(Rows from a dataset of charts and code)
====

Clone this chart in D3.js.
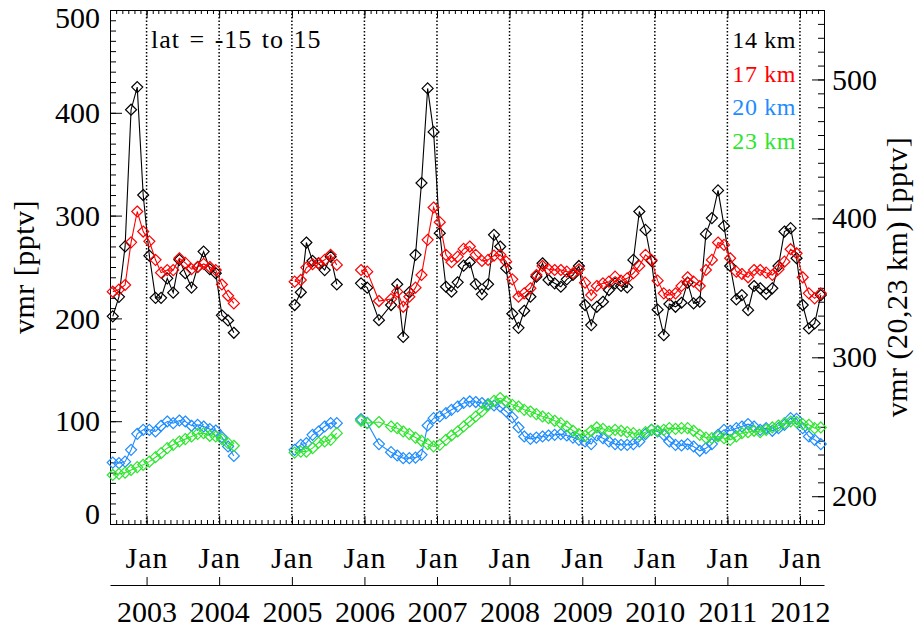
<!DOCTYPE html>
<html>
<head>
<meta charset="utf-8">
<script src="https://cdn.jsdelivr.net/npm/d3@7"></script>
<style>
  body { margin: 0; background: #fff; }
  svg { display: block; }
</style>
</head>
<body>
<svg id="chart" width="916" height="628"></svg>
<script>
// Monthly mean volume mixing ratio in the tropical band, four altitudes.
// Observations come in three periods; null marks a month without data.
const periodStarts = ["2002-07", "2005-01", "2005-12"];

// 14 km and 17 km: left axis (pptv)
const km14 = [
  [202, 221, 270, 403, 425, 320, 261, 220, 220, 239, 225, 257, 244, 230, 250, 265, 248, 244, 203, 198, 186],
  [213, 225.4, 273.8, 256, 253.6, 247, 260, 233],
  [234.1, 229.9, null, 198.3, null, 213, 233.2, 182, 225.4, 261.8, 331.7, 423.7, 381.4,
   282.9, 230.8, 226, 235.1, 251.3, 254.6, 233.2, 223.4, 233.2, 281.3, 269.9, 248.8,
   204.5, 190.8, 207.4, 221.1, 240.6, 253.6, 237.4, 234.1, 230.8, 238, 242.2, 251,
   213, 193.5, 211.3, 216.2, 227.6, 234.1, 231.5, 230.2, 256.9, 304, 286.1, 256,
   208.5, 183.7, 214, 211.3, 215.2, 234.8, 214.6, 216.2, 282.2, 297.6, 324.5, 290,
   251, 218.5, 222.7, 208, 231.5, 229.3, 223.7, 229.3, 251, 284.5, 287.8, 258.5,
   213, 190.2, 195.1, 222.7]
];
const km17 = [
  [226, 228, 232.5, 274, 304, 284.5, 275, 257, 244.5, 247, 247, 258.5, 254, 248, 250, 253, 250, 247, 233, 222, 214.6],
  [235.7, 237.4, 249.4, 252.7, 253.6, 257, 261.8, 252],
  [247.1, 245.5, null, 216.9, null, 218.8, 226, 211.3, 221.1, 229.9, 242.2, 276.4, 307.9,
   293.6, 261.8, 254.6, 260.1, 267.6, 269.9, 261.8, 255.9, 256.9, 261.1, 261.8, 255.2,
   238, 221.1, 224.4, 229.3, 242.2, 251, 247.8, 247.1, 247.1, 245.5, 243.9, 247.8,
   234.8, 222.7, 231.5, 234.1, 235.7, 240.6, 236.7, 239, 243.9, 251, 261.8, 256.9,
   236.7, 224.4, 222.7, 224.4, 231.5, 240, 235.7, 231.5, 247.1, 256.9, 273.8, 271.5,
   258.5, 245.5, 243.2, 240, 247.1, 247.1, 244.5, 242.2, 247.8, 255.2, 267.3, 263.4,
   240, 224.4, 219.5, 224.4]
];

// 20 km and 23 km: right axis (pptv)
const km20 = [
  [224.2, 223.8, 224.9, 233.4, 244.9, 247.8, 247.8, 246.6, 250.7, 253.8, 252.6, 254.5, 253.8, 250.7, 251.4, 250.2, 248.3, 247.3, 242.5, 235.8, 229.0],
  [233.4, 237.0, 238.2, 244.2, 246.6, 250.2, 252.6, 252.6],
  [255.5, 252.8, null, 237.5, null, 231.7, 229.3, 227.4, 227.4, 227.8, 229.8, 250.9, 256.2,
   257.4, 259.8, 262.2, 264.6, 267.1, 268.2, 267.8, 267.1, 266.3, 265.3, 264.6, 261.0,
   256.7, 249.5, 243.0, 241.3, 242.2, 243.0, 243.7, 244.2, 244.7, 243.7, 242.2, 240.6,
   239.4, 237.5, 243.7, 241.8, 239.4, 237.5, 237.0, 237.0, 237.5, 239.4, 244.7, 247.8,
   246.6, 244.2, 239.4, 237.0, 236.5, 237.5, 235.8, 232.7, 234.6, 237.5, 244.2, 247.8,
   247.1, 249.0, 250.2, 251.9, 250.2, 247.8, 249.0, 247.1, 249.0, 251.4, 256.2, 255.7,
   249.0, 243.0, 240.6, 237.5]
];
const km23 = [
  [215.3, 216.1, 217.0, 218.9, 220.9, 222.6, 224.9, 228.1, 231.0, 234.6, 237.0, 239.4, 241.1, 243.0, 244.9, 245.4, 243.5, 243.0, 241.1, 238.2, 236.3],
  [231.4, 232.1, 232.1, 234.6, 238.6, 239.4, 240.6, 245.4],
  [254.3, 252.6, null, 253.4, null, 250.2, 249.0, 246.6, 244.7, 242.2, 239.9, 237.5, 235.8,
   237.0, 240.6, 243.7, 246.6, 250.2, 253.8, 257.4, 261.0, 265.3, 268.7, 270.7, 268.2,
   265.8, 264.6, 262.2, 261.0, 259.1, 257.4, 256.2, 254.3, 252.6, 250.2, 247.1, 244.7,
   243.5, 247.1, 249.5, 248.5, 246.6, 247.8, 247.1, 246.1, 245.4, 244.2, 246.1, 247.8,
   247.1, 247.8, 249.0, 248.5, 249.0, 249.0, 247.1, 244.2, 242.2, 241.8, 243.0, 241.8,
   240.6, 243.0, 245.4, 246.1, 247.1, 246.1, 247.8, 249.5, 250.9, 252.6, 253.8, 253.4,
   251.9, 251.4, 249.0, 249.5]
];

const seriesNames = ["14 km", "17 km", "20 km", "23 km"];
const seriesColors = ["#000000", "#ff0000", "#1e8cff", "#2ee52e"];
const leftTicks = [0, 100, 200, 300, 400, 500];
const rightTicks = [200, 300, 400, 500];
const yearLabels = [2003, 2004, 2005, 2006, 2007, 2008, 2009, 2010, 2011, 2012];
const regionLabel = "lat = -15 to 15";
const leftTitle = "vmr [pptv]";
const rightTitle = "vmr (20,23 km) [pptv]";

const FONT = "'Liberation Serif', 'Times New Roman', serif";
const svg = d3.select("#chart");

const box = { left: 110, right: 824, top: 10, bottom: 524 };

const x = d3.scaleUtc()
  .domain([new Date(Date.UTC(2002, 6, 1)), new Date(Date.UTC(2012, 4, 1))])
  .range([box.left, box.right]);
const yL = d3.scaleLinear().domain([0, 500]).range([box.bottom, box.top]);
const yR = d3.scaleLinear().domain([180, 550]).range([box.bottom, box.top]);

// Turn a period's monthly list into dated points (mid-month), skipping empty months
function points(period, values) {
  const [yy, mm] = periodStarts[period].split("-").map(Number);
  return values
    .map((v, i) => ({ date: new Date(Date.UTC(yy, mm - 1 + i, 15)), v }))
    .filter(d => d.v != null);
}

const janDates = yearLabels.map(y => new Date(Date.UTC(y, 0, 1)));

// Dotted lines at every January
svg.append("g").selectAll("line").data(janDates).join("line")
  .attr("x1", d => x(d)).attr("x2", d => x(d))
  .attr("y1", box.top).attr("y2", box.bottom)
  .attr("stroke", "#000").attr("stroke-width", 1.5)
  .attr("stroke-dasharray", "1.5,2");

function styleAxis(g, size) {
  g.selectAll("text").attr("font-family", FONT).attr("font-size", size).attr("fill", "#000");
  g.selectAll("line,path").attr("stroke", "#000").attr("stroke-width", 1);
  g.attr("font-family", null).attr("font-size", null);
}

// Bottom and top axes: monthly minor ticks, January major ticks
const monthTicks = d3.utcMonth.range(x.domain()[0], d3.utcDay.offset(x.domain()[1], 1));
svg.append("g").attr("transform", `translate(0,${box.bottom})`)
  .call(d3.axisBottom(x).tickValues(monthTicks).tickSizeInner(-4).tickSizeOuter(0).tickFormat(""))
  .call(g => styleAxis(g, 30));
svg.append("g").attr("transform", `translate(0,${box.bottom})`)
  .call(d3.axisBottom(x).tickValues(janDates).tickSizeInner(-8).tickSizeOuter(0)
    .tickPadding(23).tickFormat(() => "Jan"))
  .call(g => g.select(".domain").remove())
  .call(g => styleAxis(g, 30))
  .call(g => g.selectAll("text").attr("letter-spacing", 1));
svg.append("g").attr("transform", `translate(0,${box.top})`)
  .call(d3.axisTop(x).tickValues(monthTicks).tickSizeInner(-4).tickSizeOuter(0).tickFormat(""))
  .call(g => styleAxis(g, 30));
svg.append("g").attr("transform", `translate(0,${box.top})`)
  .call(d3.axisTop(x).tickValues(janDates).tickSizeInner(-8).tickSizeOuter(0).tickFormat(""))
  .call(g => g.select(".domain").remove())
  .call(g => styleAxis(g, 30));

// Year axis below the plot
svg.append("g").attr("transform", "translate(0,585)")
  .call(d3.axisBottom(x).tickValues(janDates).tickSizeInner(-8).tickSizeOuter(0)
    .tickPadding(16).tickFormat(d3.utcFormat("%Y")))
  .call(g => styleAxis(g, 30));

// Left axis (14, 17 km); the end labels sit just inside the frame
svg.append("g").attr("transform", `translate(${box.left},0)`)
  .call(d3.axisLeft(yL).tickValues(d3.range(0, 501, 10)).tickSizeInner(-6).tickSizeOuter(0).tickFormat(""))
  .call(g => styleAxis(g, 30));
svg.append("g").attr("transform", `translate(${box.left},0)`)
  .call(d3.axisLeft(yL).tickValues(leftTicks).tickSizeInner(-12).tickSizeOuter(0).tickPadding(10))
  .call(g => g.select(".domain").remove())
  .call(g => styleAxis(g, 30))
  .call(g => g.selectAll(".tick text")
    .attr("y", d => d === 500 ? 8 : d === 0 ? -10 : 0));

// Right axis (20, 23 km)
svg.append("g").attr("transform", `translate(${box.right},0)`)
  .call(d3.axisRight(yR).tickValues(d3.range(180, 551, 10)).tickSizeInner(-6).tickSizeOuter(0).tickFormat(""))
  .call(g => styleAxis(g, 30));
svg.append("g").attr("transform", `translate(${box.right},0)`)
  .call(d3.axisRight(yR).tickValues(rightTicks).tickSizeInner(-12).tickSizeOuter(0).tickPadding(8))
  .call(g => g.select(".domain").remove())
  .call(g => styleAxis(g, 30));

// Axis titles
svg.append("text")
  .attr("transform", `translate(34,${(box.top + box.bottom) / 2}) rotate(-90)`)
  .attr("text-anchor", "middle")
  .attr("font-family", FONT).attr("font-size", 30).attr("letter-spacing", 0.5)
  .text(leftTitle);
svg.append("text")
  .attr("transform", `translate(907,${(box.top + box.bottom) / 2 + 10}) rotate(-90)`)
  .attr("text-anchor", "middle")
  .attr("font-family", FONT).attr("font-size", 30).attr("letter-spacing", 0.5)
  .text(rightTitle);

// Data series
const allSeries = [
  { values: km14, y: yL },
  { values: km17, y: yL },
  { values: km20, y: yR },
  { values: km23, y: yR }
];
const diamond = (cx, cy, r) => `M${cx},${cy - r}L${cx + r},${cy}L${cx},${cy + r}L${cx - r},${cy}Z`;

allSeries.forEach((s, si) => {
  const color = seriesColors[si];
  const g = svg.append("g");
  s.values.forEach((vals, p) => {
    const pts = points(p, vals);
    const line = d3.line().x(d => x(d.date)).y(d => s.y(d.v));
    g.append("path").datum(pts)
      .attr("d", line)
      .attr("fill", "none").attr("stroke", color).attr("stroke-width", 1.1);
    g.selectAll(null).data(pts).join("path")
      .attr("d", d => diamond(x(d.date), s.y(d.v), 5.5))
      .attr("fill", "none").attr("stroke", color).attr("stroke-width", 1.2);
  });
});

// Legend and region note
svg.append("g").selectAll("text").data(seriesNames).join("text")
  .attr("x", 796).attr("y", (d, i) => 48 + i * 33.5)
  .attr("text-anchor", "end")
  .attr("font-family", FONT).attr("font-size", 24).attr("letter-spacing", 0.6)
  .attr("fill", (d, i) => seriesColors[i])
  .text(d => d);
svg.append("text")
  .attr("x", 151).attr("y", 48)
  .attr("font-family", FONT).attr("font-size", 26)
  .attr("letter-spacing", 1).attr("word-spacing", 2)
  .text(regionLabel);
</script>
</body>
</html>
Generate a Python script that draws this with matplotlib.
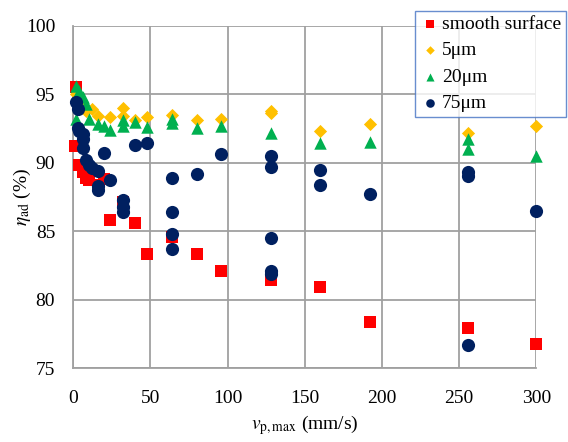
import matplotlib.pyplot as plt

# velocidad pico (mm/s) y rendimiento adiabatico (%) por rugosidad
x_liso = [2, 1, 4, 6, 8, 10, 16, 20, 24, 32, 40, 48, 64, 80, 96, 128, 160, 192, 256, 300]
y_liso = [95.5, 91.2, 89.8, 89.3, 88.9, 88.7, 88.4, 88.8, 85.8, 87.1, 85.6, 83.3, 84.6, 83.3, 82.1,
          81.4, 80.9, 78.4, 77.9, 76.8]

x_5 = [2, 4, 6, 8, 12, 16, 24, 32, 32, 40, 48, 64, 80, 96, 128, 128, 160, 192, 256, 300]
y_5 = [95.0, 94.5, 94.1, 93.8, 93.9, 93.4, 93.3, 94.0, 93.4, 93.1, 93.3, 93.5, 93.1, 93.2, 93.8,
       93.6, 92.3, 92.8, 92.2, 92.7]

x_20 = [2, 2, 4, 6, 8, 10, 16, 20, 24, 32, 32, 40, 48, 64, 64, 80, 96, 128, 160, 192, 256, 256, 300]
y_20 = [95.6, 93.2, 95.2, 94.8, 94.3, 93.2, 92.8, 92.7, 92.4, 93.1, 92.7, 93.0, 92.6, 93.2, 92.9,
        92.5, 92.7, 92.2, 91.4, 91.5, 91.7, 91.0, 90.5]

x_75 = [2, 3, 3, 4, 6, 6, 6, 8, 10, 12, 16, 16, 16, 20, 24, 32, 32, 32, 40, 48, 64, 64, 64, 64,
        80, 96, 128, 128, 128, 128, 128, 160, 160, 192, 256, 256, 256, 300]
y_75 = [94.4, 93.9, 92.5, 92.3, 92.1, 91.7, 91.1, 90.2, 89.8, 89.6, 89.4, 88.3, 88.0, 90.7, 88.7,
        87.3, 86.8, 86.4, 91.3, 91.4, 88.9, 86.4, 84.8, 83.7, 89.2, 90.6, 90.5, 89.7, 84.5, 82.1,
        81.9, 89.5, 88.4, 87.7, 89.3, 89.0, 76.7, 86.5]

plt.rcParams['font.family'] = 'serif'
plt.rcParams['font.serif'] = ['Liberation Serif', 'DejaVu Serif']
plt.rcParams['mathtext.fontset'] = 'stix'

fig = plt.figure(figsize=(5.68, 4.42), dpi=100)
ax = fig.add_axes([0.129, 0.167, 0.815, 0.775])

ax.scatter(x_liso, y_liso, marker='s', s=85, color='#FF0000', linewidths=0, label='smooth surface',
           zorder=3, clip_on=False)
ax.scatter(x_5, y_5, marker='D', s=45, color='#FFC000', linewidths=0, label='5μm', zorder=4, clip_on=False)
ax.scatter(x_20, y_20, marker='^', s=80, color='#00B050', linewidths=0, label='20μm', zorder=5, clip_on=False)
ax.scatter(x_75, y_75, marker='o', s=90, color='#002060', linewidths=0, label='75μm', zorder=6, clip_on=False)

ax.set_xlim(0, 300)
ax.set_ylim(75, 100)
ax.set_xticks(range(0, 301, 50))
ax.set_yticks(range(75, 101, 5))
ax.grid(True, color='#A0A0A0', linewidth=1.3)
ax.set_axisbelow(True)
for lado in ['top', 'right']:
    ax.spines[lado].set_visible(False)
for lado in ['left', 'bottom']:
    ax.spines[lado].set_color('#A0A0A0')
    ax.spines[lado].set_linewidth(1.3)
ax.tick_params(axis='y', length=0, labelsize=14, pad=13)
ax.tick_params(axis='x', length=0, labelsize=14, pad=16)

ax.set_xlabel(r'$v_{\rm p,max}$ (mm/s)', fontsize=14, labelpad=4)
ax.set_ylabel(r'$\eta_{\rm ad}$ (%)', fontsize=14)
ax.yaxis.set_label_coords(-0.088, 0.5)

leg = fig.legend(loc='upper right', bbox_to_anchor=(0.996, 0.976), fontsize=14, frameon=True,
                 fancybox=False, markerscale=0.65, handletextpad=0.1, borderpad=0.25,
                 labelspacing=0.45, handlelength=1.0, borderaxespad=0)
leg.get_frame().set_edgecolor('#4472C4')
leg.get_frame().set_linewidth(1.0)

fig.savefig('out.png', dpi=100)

====

**Task instructions**
Give the lines above again exactly, from the one containing "Generate a Python" to the one containing "81.9, 89.5, 88.4, 87.7, 89.3, 89.0, 76.7, 86.5]", both included, but leave out the pictures.

**Written reply**
Generate a Python script that draws this with matplotlib.
import matplotlib.pyplot as plt

# velocidad pico (mm/s) y rendimiento adiabatico (%) por rugosidad
x_liso = [2, 1, 4, 6, 8, 10, 16, 20, 24, 32, 40, 48, 64, 80, 96, 128, 160, 192, 256, 300]
y_liso = [95.5, 91.2, 89.8, 89.3, 88.9, 88.7, 88.4, 88.8, 85.8, 87.1, 85.6, 83.3, 84.6, 83.3, 82.1,
          81.4, 80.9, 78.4, 77.9, 76.8]

x_5 = [2, 4, 6, 8, 12, 16, 24, 32, 32, 40, 48, 64, 80, 96, 128, 128, 160, 192, 256, 300]
y_5 = [95.0, 94.5, 94.1, 93.8, 93.9, 93.4, 93.3, 94.0, 93.4, 93.1, 93.3, 93.5, 93.1, 93.2, 93.8,
       93.6, 92.3, 92.8, 92.2, 92.7]

x_20 = [2, 2, 4, 6, 8, 10, 16, 20, 24, 32, 32, 40, 48, 64, 64, 80, 96, 128, 160, 192, 256, 256, 300]
y_20 = [95.6, 93.2, 95.2, 94.8, 94.3, 93.2, 92.8, 92.7, 92.4, 93.1, 92.7, 93.0, 92.6, 93.2, 92.9,
        92.5, 92.7, 92.2, 91.4, 91.5, 91.7, 91.0, 90.5]

x_75 = [2, 3, 3, 4, 6, 6, 6, 8, 10, 12, 16, 16, 16, 20, 24, 32, 32, 32, 40, 48, 64, 64, 64, 64,
        80, 96, 128, 128, 128, 128, 128, 160, 160, 192, 256, 256, 256, 300]
y_75 = [94.4, 93.9, 92.5, 92.3, 92.1, 91.7, 91.1, 90.2, 89.8, 89.6, 89.4, 88.3, 88.0, 90.7, 88.7,
        87.3, 86.8, 86.4, 91.3, 91.4, 88.9, 86.4, 84.8, 83.7, 89.2, 90.6, 90.5, 89.7, 84.5, 82.1,
        81.9, 89.5, 88.4, 87.7, 89.3, 89.0, 76.7, 86.5]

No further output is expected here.